Solidarität

Solidarität – Alle reden darüber, aber was ist eigentlich gemeint?

Solidarität ≠ Nächstenliebe ≠ Barmherzigkeit

Bemerkst du auch manchmal, dass die Begriffe "Nächstenliebe", "Barmherzigkeit" und "Solidarität" fast identisch genutzt werden?

Es gibt dabei wesentliche Unterschiede…

Der Begriff der Nächstenliebe hat religiöse Wurzeln und ist eine grundlegende Haltung, keine einmalige Handlung.

Barmherzigkeit dagegen "ist […] persönlich, spontan und auf den Moment bezogen." Ein gutes Beispiel dafür ist das Gleichnis vom barmherzigen Samariter (Lk 10,29-37). (aus: Moltmann, Jürgen: Über Geduld, Barmherzigkeit und Solidarität, Gütersloh 2018, S. 84.)

Solidarität aber…

… "ist demgegenüber Gemeinsinn und Gemeinschaftstreue und ist sozial, institutionell und nachhaltig. In einer Solidargemeinschaft gibt es öffentlich Teilnahme aller und Teilhabe am Gemeingut für jeden." (aus: Moltmann, Jürgen: Über Geduld, Barmherzigkeit und Solidarität, Gütersloh 2018, S. 84.)

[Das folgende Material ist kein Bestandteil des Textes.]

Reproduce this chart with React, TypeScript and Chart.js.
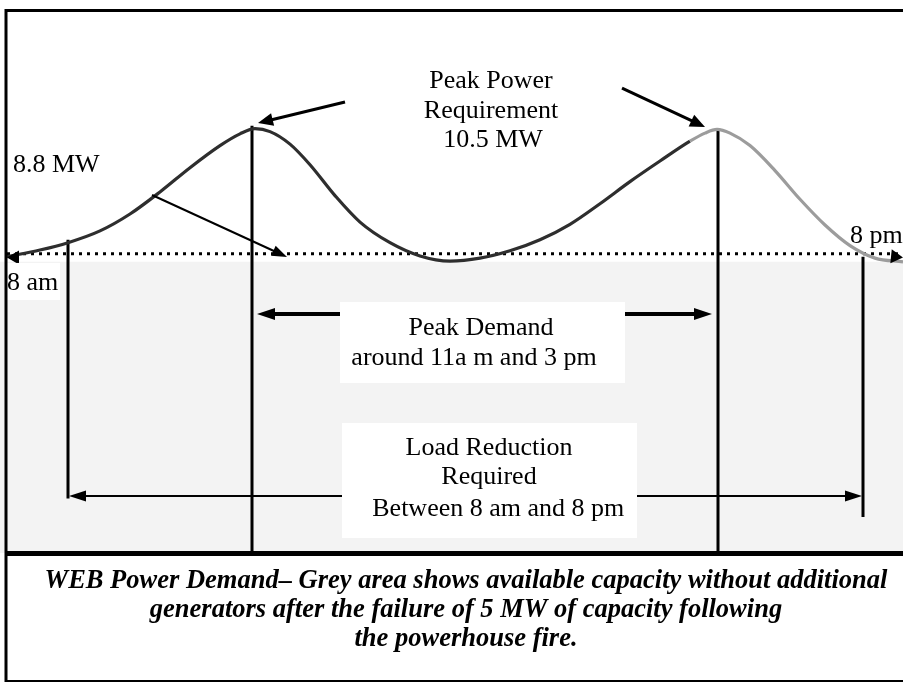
import { useEffect, useRef } from 'react';
import { Chart, registerables } from 'chart.js';

Chart.register(...registerables);

// Horizontal position along the (schematic) day, in diagram units
const timeUnits = [0.7, 4, 6.8, 10, 13, 16, 19, 22, 24, 25.5, 27, 29, 31, 33.5, 36, 39, 42, 45, 48, 51, 54, 57, 60, 63, 66, 69, 70.5, 71.7, 73, 75, 77.5, 80, 82.5, 85, 87.5, 90.3];
// Power demand in MW
const demandMW = [8.76, 8.85, 8.95, 9.11, 9.34, 9.64, 9.97, 10.27, 10.43, 10.50, 10.46, 10.29, 10.01, 9.59, 9.23, 8.95, 8.77, 8.70, 8.74, 8.84, 8.99, 9.20, 9.48, 9.78, 10.06, 10.33, 10.44, 10.49, 10.44, 10.27, 9.93, 9.54, 9.19, 8.91, 8.74, 8.69];

const dottedLevelMW = 8.8;
const dottedStart = 0.7;
const dottedEnd = 90.3;
const availableCapacityMW = 8.69;
const greySpan = [0, 93.2];

// vertical marker lines: 8 am, 11 am, 3 pm, 8 pm
const markerTimes = [6.8, 25.2, 71.8, 86.3];
const markerTops = [8.99, 10.54, 10.47, 8.76];
const markerBottoms = [5.47, 4.73, 4.73, 5.22];

const peakLabel = ['Peak Power', 'Requirement', '10.5 MW'];
const levelLabel = '8.8 MW';
const startLabel = '8 am';
const endLabel = '8 pm';
const peakDemandLabel = ['Peak Demand', 'around 11a m and 3 pm'];
const reductionLabel = ['Load Reduction', 'Required', ' Between 8 am and 8 pm'];
const captionLines = [
  'WEB Power Demand\u2013 Grey area shows available capacity without additional',
  'generators after the failure of 5 MW of capacity following',
  'the powerhouse fire.',
];

const SERIF = '"Liberation Serif", "Times New Roman", serif';

function drawHead(ctx: CanvasRenderingContext2D, tx: number, ty: number, dx: number, dy: number, L: number, W: number) {
  const len = Math.hypot(dx, dy) || 1;
  const ux = dx / len, uy = dy / len;
  const bx = tx - ux * L, by = ty - uy * L;
  ctx.beginPath();
  ctx.moveTo(tx, ty);
  ctx.lineTo(bx - uy * W, by + ux * W);
  ctx.lineTo(bx + uy * W, by - ux * W);
  ctx.closePath();
  ctx.fill();
}

function drawArrow(ctx: CanvasRenderingContext2D, x1: number, y1: number, x2: number, y2: number, lw: number, L: number, W: number) {
  const dx = x2 - x1, dy = y2 - y1;
  const len = Math.hypot(dx, dy) || 1;
  ctx.lineWidth = lw;
  ctx.beginPath();
  ctx.moveTo(x1, y1);
  ctx.lineTo(x2 - (dx / len) * L * 0.8, y2 - (dy / len) * L * 0.8);
  ctx.stroke();
  drawHead(ctx, x2, y2, dx, dy, L, W);
}

const annotationPlugin = {
  id: 'annotations',
  afterDatasetsDraw(chart: any) {
    const { ctx } = chart;
    const xs = chart.scales.x, ys = chart.scales.y;
    const X = (v: number) => xs.getPixelForValue(v);
    const Y = (v: number) => ys.getPixelForValue(v);
    ctx.save();
    ctx.fillStyle = '#000';
    ctx.strokeStyle = '#000';
    ctx.lineCap = 'butt';

    // dotted line arrowheads
    drawHead(ctx, X(dottedStart), Y(8.75), -1, 0, 12, 7);
    drawHead(ctx, X(dottedEnd), Y(8.75), 1, 0.1, 12, 7);

    // pointer arrows
    drawArrow(ctx, X(34.5), Y(10.863), X(25.8), Y(10.577), 3, 15, 6.5);
    drawArrow(ctx, X(62.2), Y(11.053), X(70.5), Y(10.523), 3, 15, 6.5);
    drawArrow(ctx, X(15.2), Y(9.598), X(28.7), Y(8.755), 2, 15, 5.5);

    // peak demand arrows
    drawArrow(ctx, X(34.0), Y(7.98), X(25.7), Y(7.98), 4, 18, 6);
    drawArrow(ctx, X(62.5), Y(7.98), X(71.2), Y(7.98), 4, 18, 6);

    // load reduction double arrow
    ctx.lineWidth = 2;
    ctx.beginPath();
    ctx.moveTo(X(7.5), Y(5.505));
    ctx.lineTo(X(85.6), Y(5.505));
    ctx.stroke();
    drawHead(ctx, X(6.9), Y(5.505), -1, 0, 17, 5.5);
    drawHead(ctx, X(86.2), Y(5.505), 1, 0, 17, 5.5);

    // white label boxes
    ctx.fillStyle = '#ffffff';
    const box = (x1: number, x2: number, y1: number, y2: number) => {
      ctx.fillRect(X(x1), Y(y1), X(x2) - X(x1), Y(y2) - Y(y1));
    };
    box(34.0, 62.5, 8.143, 7.042);
    box(34.2, 63.7, 6.498, 4.934);
    box(0.7, 6.0, 8.674, 8.171);

    // texts
    ctx.fillStyle = '#000';
    ctx.font = `26px ${SERIF}`;
    ctx.textBaseline = 'alphabetic';
    ctx.textAlign = 'center';
    ctx.fillText(peakLabel[0], X(49.1), Y(11.053));
    ctx.fillText(peakLabel[1], X(49.1), Y(10.652));
    ctx.fillText(peakLabel[2], X(49.3), Y(10.251));
    ctx.fillText(peakDemandLabel[0], X(48.1), Y(7.695));
    ctx.fillText(peakDemandLabel[1], X(47.4), Y(7.287));
    ctx.fillText(reductionLabel[0], X(48.9), Y(6.063));
    ctx.fillText(reductionLabel[1], X(48.9), Y(5.669));
    ctx.fillText(reductionLabel[2], X(49.5), Y(5.233));
    ctx.textAlign = 'left';
    ctx.fillText(levelLabel, X(1.3), Y(9.911));
    ctx.fillText(startLabel, X(0.7), Y(8.307));
    ctx.fillText(endLabel, X(85.0), Y(8.946));
    ctx.restore();
  },
  afterDraw(chart: any) {
    const { ctx, chartArea } = chart;
    ctx.save();
    ctx.strokeStyle = '#000';
    // separator between diagram and caption
    ctx.lineWidth = 5;
    ctx.beginPath();
    ctx.moveTo(5, chartArea.bottom + 0.5);
    ctx.lineTo(chart.width, chartArea.bottom + 0.5);
    ctx.stroke();
    // outer frame
    ctx.lineWidth = 3;
    ctx.beginPath();
    ctx.moveTo(4.5, 10.5);
    ctx.lineTo(929, 10.5);
    ctx.moveTo(6, 9);
    ctx.lineTo(6, 682);
    ctx.stroke();
    ctx.lineWidth = 2;
    ctx.beginPath();
    ctx.moveTo(5, 681);
    ctx.lineTo(929, 681);
    ctx.stroke();
    ctx.restore();
  },
};

export default function App() {
  const ref = useRef<HTMLCanvasElement | null>(null);
  useEffect(() => {
    if (!ref.current) return;
    const curve = timeUnits.map((t, i) => ({ x: t, y: demandMW[i] }));
    const verticals = markerTimes.map((t, i) => ({
      type: 'line' as const,
      data: [{ x: t, y: markerTops[i] }, { x: t, y: markerBottoms[i] }],
      borderColor: '#000',
      borderWidth: 3,
      pointRadius: 0,
      fill: false,
      order: 2,
    }));
    const chart = new Chart(ref.current, {
      type: 'line',
      data: {
        datasets: [
          {
            data: curve,
            borderWidth: 3.2,
            borderColor: '#2e2e2e',
            cubicInterpolationMode: 'monotone',
            pointRadius: 0,
            fill: false,
            order: 1,
            segment: {
              borderColor: (c: any) => (c.p0.parsed.x >= 68 ? '#9c9c9c' : '#2e2e2e'),
            },
          } as any,
          ...verticals,
          {
            data: [{ x: dottedStart, y: dottedLevelMW }, { x: dottedEnd, y: dottedLevelMW }],
            borderColor: '#000',
            borderWidth: 3,
            borderDash: [3, 5],
            pointRadius: 0,
            fill: false,
            order: 3,
          },
          {
            data: [{ x: greySpan[0], y: availableCapacityMW }, { x: greySpan[1], y: availableCapacityMW }],
            borderWidth: 0,
            borderColor: 'rgba(0,0,0,0)',
            backgroundColor: '#f3f3f3',
            pointRadius: 0,
            fill: 'start',
            order: 10,
          },
        ],
      },
      options: {
        animation: false,
        responsive: false,
        maintainAspectRatio: false,
        layout: { padding: 0 },
        scales: {
          x: { type: 'linear', min: 0, max: 93.2, display: false },
          y: { type: 'linear', min: 4.73, max: 12.25, display: false },
        },
        plugins: {
          legend: { display: false },
          tooltip: { enabled: false },
          title: {
            display: true,
            position: 'bottom',
            text: captionLines,
            color: '#000',
            font: { family: SERIF, size: 26.5, style: 'italic', weight: 'bold', lineHeight: 29 / 26.5 },
            padding: { top: 13.5, bottom: 28.5 },
          },
        },
      },
      plugins: [annotationPlugin],
    });
    return () => chart.destroy();
  }, []);
  return (
    <div style={{ position: 'fixed', left: 0, top: 0, width: 903, height: 682, overflow: 'hidden', background: '#fff' }}>
      <canvas ref={ref} width={932} height={682} style={{ display: 'block', width: 932, height: 682 }} />
    </div>
  );
}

Solidarität bedeutet also vor allem nachhaltig zu handeln, für eine Zukunft, die Menschen einschließt und teilhaben lässt. Sie beinhaltet drei Facetten.

Solidarität ist…

… Haltung, z. B. um Beispiel gegenüber wohnungslosen oder sich in Not befindenden Menschen.

… soziale Praxis, z. B. im Freundeskreis und in der Familie, aber auch im Ehrenamt oder durch politisches Engagement.

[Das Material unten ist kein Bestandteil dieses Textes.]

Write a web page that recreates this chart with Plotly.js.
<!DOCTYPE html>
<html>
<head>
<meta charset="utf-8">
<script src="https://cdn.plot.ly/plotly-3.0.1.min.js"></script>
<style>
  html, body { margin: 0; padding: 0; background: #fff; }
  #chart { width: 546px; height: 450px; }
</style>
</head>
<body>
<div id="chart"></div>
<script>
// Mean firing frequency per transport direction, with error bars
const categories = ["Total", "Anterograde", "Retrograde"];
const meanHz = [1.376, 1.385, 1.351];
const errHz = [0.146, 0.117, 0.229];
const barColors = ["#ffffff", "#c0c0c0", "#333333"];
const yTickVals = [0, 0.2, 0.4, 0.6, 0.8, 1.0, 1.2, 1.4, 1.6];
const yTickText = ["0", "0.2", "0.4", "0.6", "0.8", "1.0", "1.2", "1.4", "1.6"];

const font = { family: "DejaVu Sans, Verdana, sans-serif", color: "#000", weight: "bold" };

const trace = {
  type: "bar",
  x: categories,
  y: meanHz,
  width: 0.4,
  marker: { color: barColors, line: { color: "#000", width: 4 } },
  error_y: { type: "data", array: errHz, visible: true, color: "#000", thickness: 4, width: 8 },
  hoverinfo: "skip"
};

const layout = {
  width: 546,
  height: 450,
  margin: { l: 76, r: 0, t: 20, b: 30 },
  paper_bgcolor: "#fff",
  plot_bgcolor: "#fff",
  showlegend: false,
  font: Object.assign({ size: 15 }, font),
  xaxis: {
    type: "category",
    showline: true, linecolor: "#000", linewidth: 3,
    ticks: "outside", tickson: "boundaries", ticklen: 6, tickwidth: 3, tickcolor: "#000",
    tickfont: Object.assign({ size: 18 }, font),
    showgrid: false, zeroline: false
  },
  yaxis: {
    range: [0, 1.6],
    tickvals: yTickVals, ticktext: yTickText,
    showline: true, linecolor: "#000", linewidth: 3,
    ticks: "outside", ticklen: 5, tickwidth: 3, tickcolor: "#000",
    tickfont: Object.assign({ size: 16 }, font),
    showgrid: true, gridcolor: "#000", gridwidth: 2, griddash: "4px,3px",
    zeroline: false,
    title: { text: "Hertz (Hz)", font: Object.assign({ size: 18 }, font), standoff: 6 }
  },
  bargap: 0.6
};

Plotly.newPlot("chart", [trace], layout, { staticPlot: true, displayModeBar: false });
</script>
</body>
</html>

… institutionell. Das können z. B. Bildung (z. B. Sprachkurse für Geflüchtete) der Solidaritäts- oder der Sozialbeitrag an der Uni sein.

Die Krankenversicherung als ein Beispiel für ein solidarisches System

Die gesetzliche Krankenversicherung verkörpert institutionelle Solidarität: "zwischen Gesunden und Kranken, Armen und Reichen, Männern und Frauen, Jungen und Alten, Alleinstehenden und Verheirateten und Kinderlosen und mehr oder weniger Kinderreichen". (Mehr dazu: https://www.ekd.de/ekdtext_110_2.htm)

In diesem System zählt nicht das individuelle Risiko, sondern die Gemeinschaft. So dient die gesetzliche Krankenversicherung nicht nur der medizinischen Versorgung, sondern trägt dazu bei, soziale Ungleichheiten bei Gesundheitschancen zu verringern.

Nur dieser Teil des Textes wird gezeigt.